(PROVIDED MATERIAL)
___

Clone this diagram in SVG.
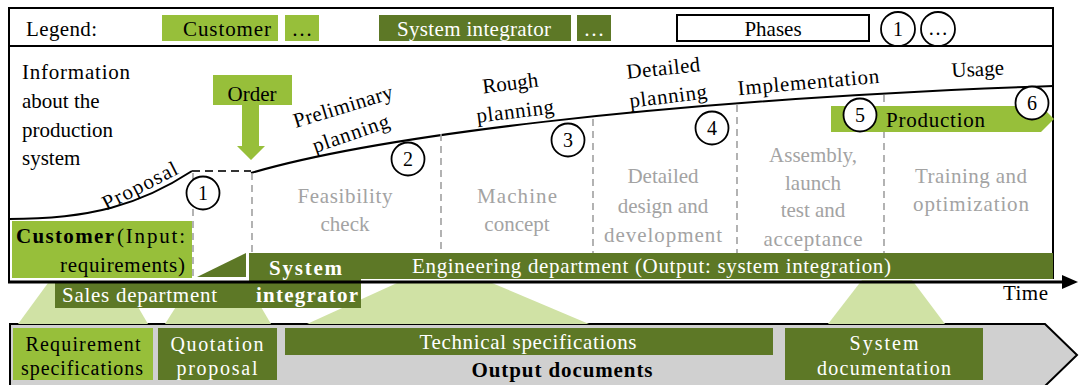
<svg xmlns="http://www.w3.org/2000/svg" width="1079" height="385" viewBox="0 0 1079 385">
<style>
text{font-family:Liberation Serif,Times New Roman,Times,DejaVu Serif,serif;font-size:21px;fill:#000}
.w{fill:#fff}
.g{fill:#a3a3a3}
.b{font-weight:bold}
.m{text-anchor:middle}
.e{text-anchor:end}
.lg{fill:#97bf3a}
.dg{fill:#5d7826}
.pg{fill:#d0e2a5}
.dash{stroke:#a0a0a0;stroke-width:1.6;stroke-dasharray:7 5;fill:none}
.circ{fill:#fff;stroke:#000;stroke-width:1.8}
.num{font-size:20px;text-anchor:middle}
.s20{font-size:20px}
</style>
<rect width="1079" height="385" fill="#fff"/>

<g id="output-band">
<path d="M10 386 V324 H1045 L1077 355 L1045 386 Z" fill="#d0d0d0"/>
<path d="M10 386 V324 H1045 L1077 355 L1045 386" fill="none" stroke="#000" stroke-width="2"/>
<text x="562" y="377" class="m b" textLength="181">Output documents</text>
</g>

<g id="connectors">
<polygon class="pg" points="48,283 124,283 148,324 18,324"/>
<polygon class="pg" points="191,283 247,283 271,324 165,324"/>
<polygon class="pg" points="397,283 492,283 589,324 307,324"/>
<polygon class="pg" points="862,280 912,280 945,324 828,324"/>
<path d="M9 219 C90 219 140 205 192 171" stroke="#000" stroke-width="2" fill="none"/>
<path d="M192 171 H251" stroke="#333" stroke-width="2" stroke-dasharray="8 5" fill="none"/>
<path d="M251 173 C370 138 650 100 1053 86" stroke="#000" stroke-width="2" fill="none"/>
<path class="dash" d="M193 173 V277 M252 173 V253 M441 134 V253 M593 119 V253 M737 105 V253 M884 95 V253"/>
</g>

<g id="doc-requirements">
<rect x="13" y="328" width="140" height="52" class="lg"/>
<text x="83" y="351" class="m s20" textLength="115">Requirement</text>
<text x="82" y="375" class="m s20" textLength="122">specifications</text>
</g>
<g id="doc-quotation">
<rect x="158" y="328" width="119" height="52" class="dg"/>
<text x="217" y="351" class="m w s20" textLength="93">Quotation</text>
<text x="217" y="375" class="m w s20" textLength="81">proposal</text>
</g>
<g id="doc-technical">
<rect x="285" y="328" width="488" height="27" class="dg"/>
<text x="528" y="349" class="m w" textLength="217">Technical specifications</text>
</g>
<g id="doc-system">
<rect x="785" y="328" width="198" height="52" class="dg"/>
<text x="884" y="350" class="m w s20" textLength="69">System</text>
<text x="884" y="375" class="m w s20" textLength="134">documentation</text>
</g>

<g id="legend">
<text x="26" y="36" textLength="71">Legend:</text>
<rect x="162" y="15" width="116" height="26" class="lg"/>
<text x="227" y="36" class="m" textLength="88">Customer</text>
<rect x="285" y="15" width="34" height="26" class="lg"/>
<text x="302" y="36" class="m">…</text>
<rect x="379" y="15" width="192" height="26" class="dg"/>
<text x="474" y="36" class="m w" textLength="154">System integrator</text>
<rect x="577" y="15" width="34" height="26" class="dg"/>
<text x="594" y="36" class="m w">…</text>
<rect x="677" y="15" width="192" height="26" fill="#fff" stroke="#000" stroke-width="2"/>
<text x="773" y="36" class="m">Phases</text>
<circle cx="898" cy="29" r="17" class="circ"/>
<text x="898" y="36" class="num">1</text>
<circle cx="938" cy="29" r="17" class="circ"/>
<text x="938" y="35" class="num">…</text>
</g>

<g id="frame" fill="none" stroke="#000" stroke-width="2">
<path d="M9 282 V8 H1053 V279"/>
<path d="M9 46 H1053"/>
</g>

<g id="info">
<text x="22" y="79" textLength="108">Information</text>
<text x="22" y="108">about the</text>
<text x="22" y="137">production</text>
<text x="22" y="165">system</text>
</g>

<g id="phase-labels">
<text transform="translate(143,192) rotate(-27)" class="m" textLength="82">Proposal</text>
<text transform="translate(345,113) rotate(-17)" class="m" textLength="103">Preliminary</text>
<text transform="translate(353,140) rotate(-19)" class="m" textLength="80">planning</text>
<text transform="translate(511,90) rotate(-7)" class="m">Rough</text>
<text transform="translate(516,118) rotate(-7)" class="m" textLength="78">planning</text>
<text transform="translate(664,75) rotate(-6)" class="m" textLength="74">Detailed</text>
<text transform="translate(669,103) rotate(-7)" class="m" textLength="78">planning</text>
<text transform="translate(809,89) rotate(-5)" class="m" textLength="142">Implementation</text>
<text transform="translate(978,76) rotate(-3)" class="m">Usage</text>
</g>

<g id="activities">
<text x="345" y="203" class="m g" textLength="95">Feasibility</text>
<text x="345" y="231" class="m g">check</text>
<text x="517" y="203" class="m g" textLength="80">Machine</text>
<text x="517" y="231" class="m g">concept</text>
<text x="663" y="183" class="m g">Detailed</text>
<text x="663" y="213" class="m g">design and</text>
<text x="663" y="242" class="m g" textLength="118">development</text>
<text x="813" y="162" class="m g">Assembly,</text>
<text x="813" y="190" class="m g">launch</text>
<text x="813" y="217" class="m g">test and</text>
<text x="813" y="246" class="m g" textLength="99">acceptance</text>
<text x="971" y="183" class="m g" textLength="112">Training and</text>
<text x="971" y="211" class="m g" textLength="116">optimization</text>
</g>

<g id="order">
<rect x="213" y="75" width="79" height="30" class="lg"/>
<text x="252" y="101" class="m">Order</text>
<polygon class="lg" points="242,105 259,105 259,146 265,146 251,160 237,146 242,146"/>
</g>

<g id="production">
<polygon class="lg" points="831,106 1041,106 1054,119 1041,132 831,132"/>
<text x="886" y="127" textLength="99">Production</text>
</g>

<g id="customer">
<rect x="12" y="221" width="180" height="57" class="lg"/>
<text x="16" y="243" class="b" textLength="98">Customer</text>
<text x="117" y="243" textLength="68">(Input:</text>
<text x="185" y="272" class="e" textLength="125">requirements)</text>
</g>

<g id="system-integrator">
<polygon class="dg" points="197,277 246,277 246,253"/>
<rect x="249" y="253" width="804" height="26" class="dg"/>
<rect x="249" y="253" width="112" height="55" class="dg"/>
<rect x="55" y="283" width="306" height="25" class="dg"/>
<text x="269" y="275" class="b w" textLength="73">System</text>
<text x="256" y="302" class="b w" textLength="102">integrator</text>
<text x="62" y="302" class="w" textLength="155">Sales department</text>
<text x="412" y="273" class="w" textLength="479">Engineering department (Output: system integration)</text>
</g>

<g id="time-axis">
<path d="M8 282 H1064" stroke="#000" stroke-width="3"/>
<polygon points="1062,275 1078,282 1062,289" fill="#000"/>
<text x="1003" y="300" textLength="45">Time</text>
</g>

<g id="markers">
<circle cx="203" cy="193" r="16.5" class="circ"/><text x="203" y="200" class="num">1</text>
<circle cx="408" cy="159" r="16.5" class="circ"/><text x="408" y="166" class="num">2</text>
<circle cx="568" cy="140" r="16.5" class="circ"/><text x="568" y="147" class="num">3</text>
<circle cx="712" cy="128" r="16.5" class="circ"/><text x="712" y="135" class="num">4</text>
<circle cx="860" cy="115" r="16.5" class="circ"/><text x="860" y="122" class="num">5</text>
<circle cx="1032" cy="103" r="16.5" class="circ"/><text x="1032" y="110" class="num">6</text>
</g>
</svg>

___

(DIRECTIONS FOR THIS TASK)
Repeat the lines above exactly, and keep every picture out.

(FULL ANSWER)
Clone this diagram in SVG.
<svg xmlns="http://www.w3.org/2000/svg" width="1079" height="385" viewBox="0 0 1079 385">
<style>
text{font-family:Liberation Serif,Times New Roman,Times,DejaVu Serif,serif;font-size:21px;fill:#000}
.w{fill:#fff}
.g{fill:#a3a3a3}
.b{font-weight:bold}
.m{text-anchor:middle}
.e{text-anchor:end}
.lg{fill:#97bf3a}
.dg{fill:#5d7826}
.pg{fill:#d0e2a5}
.dash{stroke:#a0a0a0;stroke-width:1.6;stroke-dasharray:7 5;fill:none}
.circ{fill:#fff;stroke:#000;stroke-width:1.8}
.num{font-size:20px;text-anchor:middle}
.s20{font-size:20px}
</style>
<rect width="1079" height="385" fill="#fff"/>

<g id="output-band">
<path d="M10 386 V324 H1045 L1077 355 L1045 386 Z" fill="#d0d0d0"/>
<path d="M10 386 V324 H1045 L1077 355 L1045 386" fill="none" stroke="#000" stroke-width="2"/>
<text x="562" y="377" class="m b" textLength="181">Output documents</text>
</g>

<g id="connectors">
<polygon class="pg" points="48,283 124,283 148,324 18,324"/>
<polygon class="pg" points="191,283 247,283 271,324 165,324"/>
<polygon class="pg" points="397,283 492,283 589,324 307,324"/>
<polygon class="pg" points="862,280 912,280 945,324 828,324"/>
<path d="M9 219 C90 219 140 205 192 171" stroke="#000" stroke-width="2" fill="none"/>
<path d="M192 171 H251" stroke="#333" stroke-width="2" stroke-dasharray="8 5" fill="none"/>
<path d="M251 173 C370 138 650 100 1053 86" stroke="#000" stroke-width="2" fill="none"/>
<path class="dash" d="M193 173 V277 M252 173 V253 M441 134 V253 M593 119 V253 M737 105 V253 M884 95 V253"/>
</g>

<g id="doc-requirements">
<rect x="13" y="328" width="140" height="52" class="lg"/>
<text x="83" y="351" class="m s20" textLength="115">Requirement</text>
<text x="82" y="375" class="m s20" textLength="122">specifications</text>
</g>
<g id="doc-quotation">
<rect x="158" y="328" width="119" height="52" class="dg"/>
<text x="217" y="351" class="m w s20" textLength="93">Quotation</text>
<text x="217" y="375" class="m w s20" textLength="81">proposal</text>
</g>
<g id="doc-technical">
<rect x="285" y="328" width="488" height="27" class="dg"/>
<text x="528" y="349" class="m w" textLength="217">Technical specifications</text>
</g>
<g id="doc-system">
<rect x="785" y="328" width="198" height="52" class="dg"/>
<text x="884" y="350" class="m w s20" textLength="69">System</text>
<text x="884" y="375" class="m w s20" textLength="134">documentation</text>
</g>

<g id="legend">
<text x="26" y="36" textLength="71">Legend:</text>
<rect x="162" y="15" width="116" height="26" class="lg"/>
<text x="227" y="36" class="m" textLength="88">Customer</text>
<rect x="285" y="15" width="34" height="26" class="lg"/>
<text x="302" y="36" class="m">…</text>
<rect x="379" y="15" width="192" height="26" class="dg"/>
<text x="474" y="36" class="m w" textLength="154">System integrator</text>
<rect x="577" y="15" width="34" height="26" class="dg"/>
<text x="594" y="36" class="m w">…</text>
<rect x="677" y="15" width="192" height="26" fill="#fff" stroke="#000" stroke-width="2"/>
<text x="773" y="36" class="m">Phases</text>
<circle cx="898" cy="29" r="17" class="circ"/>
<text x="898" y="36" class="num">1</text>
<circle cx="938" cy="29" r="17" class="circ"/>
<text x="938" y="35" class="num">…</text>
</g>

<g id="frame" fill="none" stroke="#000" stroke-width="2">
<path d="M9 282 V8 H1053 V279"/>
<path d="M9 46 H1053"/>
</g>

<g id="info">
<text x="22" y="79" textLength="108">Information</text>
<text x="22" y="108">about the</text>
<text x="22" y="137">production</text>
<text x="22" y="165">system</text>
</g>

<g id="phase-labels">
<text transform="translate(143,192) rotate(-27)" class="m" textLength="82">Proposal</text>
<text transform="translate(345,113) rotate(-17)" class="m" textLength="103">Preliminary</text>
<text transform="translate(353,140) rotate(-19)" class="m" textLength="80">planning</text>
<text transform="translate(511,90) rotate(-7)" class="m">Rough</text>
<text transform="translate(516,118) rotate(-7)" class="m" textLength="78">planning</text>
<text transform="translate(664,75) rotate(-6)" class="m" textLength="74">Detailed</text>
<text transform="translate(669,103) rotate(-7)" class="m" textLength="78">planning</text>
<text transform="translate(809,89) rotate(-5)" class="m" textLength="142">Implementation</text>
<text transform="translate(978,76) rotate(-3)" class="m">Usage</text>
</g>

<g id="activities">
<text x="345" y="203" class="m g" textLength="95">Feasibility</text>
<text x="345" y="231" class="m g">check</text>
<text x="517" y="203" class="m g" textLength="80">Machine</text>
<text x="517" y="231" class="m g">concept</text>
<text x="663" y="183" class="m g">Detailed</text>
<text x="663" y="213" class="m g">design and</text>
<text x="663" y="242" class="m g" textLength="118">development</text>
<text x="813" y="162" class="m g">Assembly,</text>
<text x="813" y="190" class="m g">launch</text>
<text x="813" y="217" class="m g">test and</text>
<text x="813" y="246" class="m g" textLength="99">acceptance</text>
<text x="971" y="183" class="m g" textLength="112">Training and</text>
<text x="971" y="211" class="m g" textLength="116">optimization</text>
</g>

<g id="order">
<rect x="213" y="75" width="79" height="30" class="lg"/>
<text x="252" y="101" class="m">Order</text>
<polygon class="lg" points="242,105 259,105 259,146 265,146 251,160 237,146 242,146"/>
</g>

<g id="production">
<polygon class="lg" points="831,106 1041,106 1054,119 1041,132 831,132"/>
<text x="886" y="127" textLength="99">Production</text>
</g>

<g id="customer">
<rect x="12" y="221" width="180" height="57" class="lg"/>
<text x="16" y="243" class="b" textLength="98">Customer</text>
<text x="117" y="243" textLength="68">(Input:</text>
<text x="185" y="272" class="e" textLength="125">requirements)</text>
</g>

<g id="system-integrator">
<polygon class="dg" points="197,277 246,277 246,253"/>
<rect x="249" y="253" width="804" height="26" class="dg"/>
<rect x="249" y="253" width="112" height="55" class="dg"/>
<rect x="55" y="283" width="306" height="25" class="dg"/>
<text x="269" y="275" class="b w" textLength="73">System</text>
<text x="256" y="302" class="b w" textLength="102">integrator</text>
<text x="62" y="302" class="w" textLength="155">Sales department</text>
<text x="412" y="273" class="w" textLength="479">Engineering department (Output: system integration)</text>
</g>

<g id="time-axis">
<path d="M8 282 H1064" stroke="#000" stroke-width="3"/>
<polygon points="1062,275 1078,282 1062,289" fill="#000"/>
<text x="1003" y="300" textLength="45">Time</text>
</g>

<g id="markers">
<circle cx="203" cy="193" r="16.5" class="circ"/><text x="203" y="200" class="num">1</text>
<circle cx="408" cy="159" r="16.5" class="circ"/><text x="408" y="166" class="num">2</text>
<circle cx="568" cy="140" r="16.5" class="circ"/><text x="568" y="147" class="num">3</text>
<circle cx="712" cy="128" r="16.5" class="circ"/><text x="712" y="135" class="num">4</text>
<circle cx="860" cy="115" r="16.5" class="circ"/><text x="860" y="122" class="num">5</text>
<circle cx="1032" cy="103" r="16.5" class="circ"/><text x="1032" y="110" class="num">6</text>
</g>
</svg>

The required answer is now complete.